4-Fluoroselegiline

Clinical data
- Other names: Chinoin-175; Fludepryl; SR-96516-A; p-Fluoro-L-deprenyl

Identifiers
- IUPAC name (2R)-1-(4-Fluorophenyl)-N-methyl-N-prop-2-ynylpropan-2-amine;
- CAS Number: 103596-33-4;
- PubChem CID: 9794264;
- ChemSpider: 7970031;
- UNII: 6U6PT7CR42;

Chemical and physical data
- Formula: C_{13}H_{16}FN
- Molar mass: 205.276 g·mol^{−1}
- 3D model (JSmol): Interactive image;
- Density: 1.024 ± 0.06 g/cm^{3} ^{[citation needed]}
- SMILES C[C@H](CC1=CC=C(C=C1)F)N(C)CC#C;
- InChI InChI=1S/C13H16FN/c1-4-9-15(3)11(2)10-12-5-7-13(14)8-6-12/h1,5-8,11H,9-10H2,2-3H3/t11-/m1/s1; Key:MUDUXRHPVDVWHU-LLVKDONJSA-N;

= 4-Fluoroselegiline =

Chemical compound

4-Fluoroselegiline, or p-fluoro-L-deprenyl, is a substituted amphetamine designer drug. It is the enantiopure L- enantiomer of 4-fluorodeprenyl and the 4-fluorinated derivative of selegiline (L-deprenyl).

==Pharmacology==
===Pharmacodynamics===
4-Fluoroselegiline is a selective and irreversible inhibitor of monoamine oxidase B and monoaminergic activity enhancer.

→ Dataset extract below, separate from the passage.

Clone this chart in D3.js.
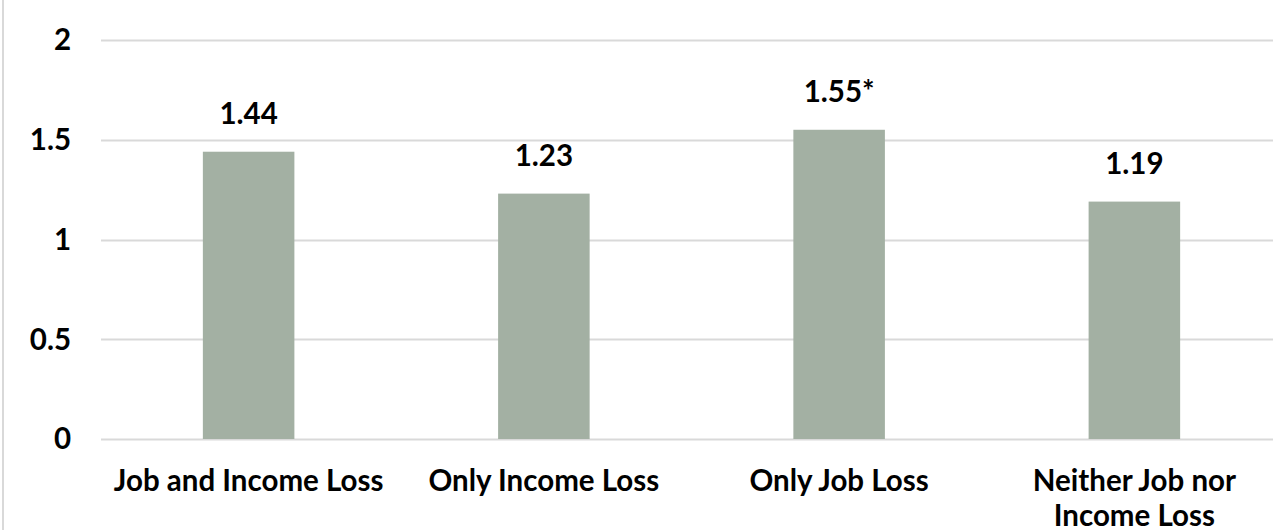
<!DOCTYPE html>
<html>
<head>
<meta charset="utf-8">
<script src="https://cdn.jsdelivr.net/npm/d3@7"></script>
<style>
  html, body { margin: 0; padding: 0; background: #fff; }
  svg { display: block; }
  text { font-family: Lato, "Open Sans", sans-serif; font-weight: 700; fill: #000; }
</style>
</head>
<body>
<svg id="chart" width="1273" height="530"></svg>
<script>
// Mean score by employment / income change group
const categories = ["Job and Income Loss", "Only Income Loss", "Only Job Loss", "Neither Job nor Income Loss"];
const categoryLines = [["Job and Income Loss"], ["Only Income Loss"], ["Only Job Loss"], ["Neither Job nor", "Income Loss"]];
const values = [1.44, 1.23, 1.55, 1.19];
const valueLabels = ["1.44", "1.23", "1.55*", "1.19"];
const yTicks = [0, 0.5, 1, 1.5, 2];
const yTickLabels = ["0", "0.5", "1", "1.5", "2"];

const svg = d3.select("#chart");
const W = 1273, H = 530;
const plot = { left: 101, right: 1282, top: 40, bottom: 439 };
const FS = 29.5;

const x = d3.scaleBand()
  .domain(categories)
  .range([plot.left, plot.right])
  .paddingInner(0.69)
  .paddingOuter(0.345);

const y = d3.scaleLinear().domain([0, 2]).range([plot.bottom, plot.top]);

// outer frame line on the left
svg.append("line")
  .attr("x1", 3).attr("x2", 3).attr("y1", 0).attr("y2", H)
  .attr("stroke", "#d9d9d9").attr("stroke-width", 2);

// gridlines
svg.append("g")
  .selectAll("line")
  .data(yTicks)
  .join("line")
  .attr("x1", plot.left).attr("x2", W)
  .attr("y1", d => Math.round(y(d)) + 0.5)
  .attr("y2", d => Math.round(y(d)) + 0.5)
  .attr("stroke", "#d9d9d9").attr("stroke-width", 2);

// y axis labels
const yAxis = d3.axisLeft(y).tickValues(yTicks)
  .tickFormat((d, i) => yTickLabels[i]).tickSize(0).tickPadding(0);
const yg = svg.append("g").attr("transform", "translate(71,0)").call(yAxis);
yg.select(".domain").remove();
yg.selectAll("text")
  .attr("font-size", FS)
  .attr("font-family", "Lato, 'Open Sans', sans-serif")
  .attr("font-weight", 700)
  .attr("fill", "#000")
  .attr("dy", "0.33em");

// bars
svg.append("g")
  .selectAll("rect")
  .data(values)
  .join("rect")
  .attr("x", (d, i) => x(categories[i]))
  .attr("width", x.bandwidth())
  .attr("y", d => y(d))
  .attr("height", d => y(0) - y(d))
  .attr("fill", "#a3b0a3");

// value labels
svg.append("g")
  .selectAll("text")
  .data(values)
  .join("text")
  .attr("x", (d, i) => x(categories[i]) + x.bandwidth() / 2)
  .attr("y", d => y(d) - 28)
  .attr("text-anchor", "middle")
  .attr("font-size", FS)
  .text((d, i) => valueLabels[i]);

// category labels
const cg = svg.append("g")
  .selectAll("text")
  .data(categories)
  .join("text")
  .attr("x", d => x(d) + x.bandwidth() / 2)
  .attr("y", 491)
  .attr("text-anchor", "middle")
  .attr("font-size", FS);
cg.selectAll("tspan")
  .data((d, i) => categoryLines[i])
  .join("tspan")
  .attr("x", function () { return d3.select(this.parentNode).attr("x"); })
  .attr("dy", (d, j) => j === 0 ? 0 : 35)
  .text(d => d);
</script>
</body>
</html>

A radiolabelled derivative incorporating ^{18}F is used to study MAO-B inhibition in both in vivo and in vitro experiments.

===Pharmacokinetics===
4-Fluorodeprenyl is metabolized to 4-fluoromethamphetamine and 4-fluoroamphetamine, both of which are active. The levels of substituted amphetamine metabolites in the brain is three times higher following 4-fluoroselegiline administration compared to an equivalent dose of selegiline.

==Society and culture==
===Names===
Synonyms of 4-fluoroselegiline or 4-fluorodeprenyl (the racemic form) include Chinoin-175, Fludepryl, and SR-96516-A.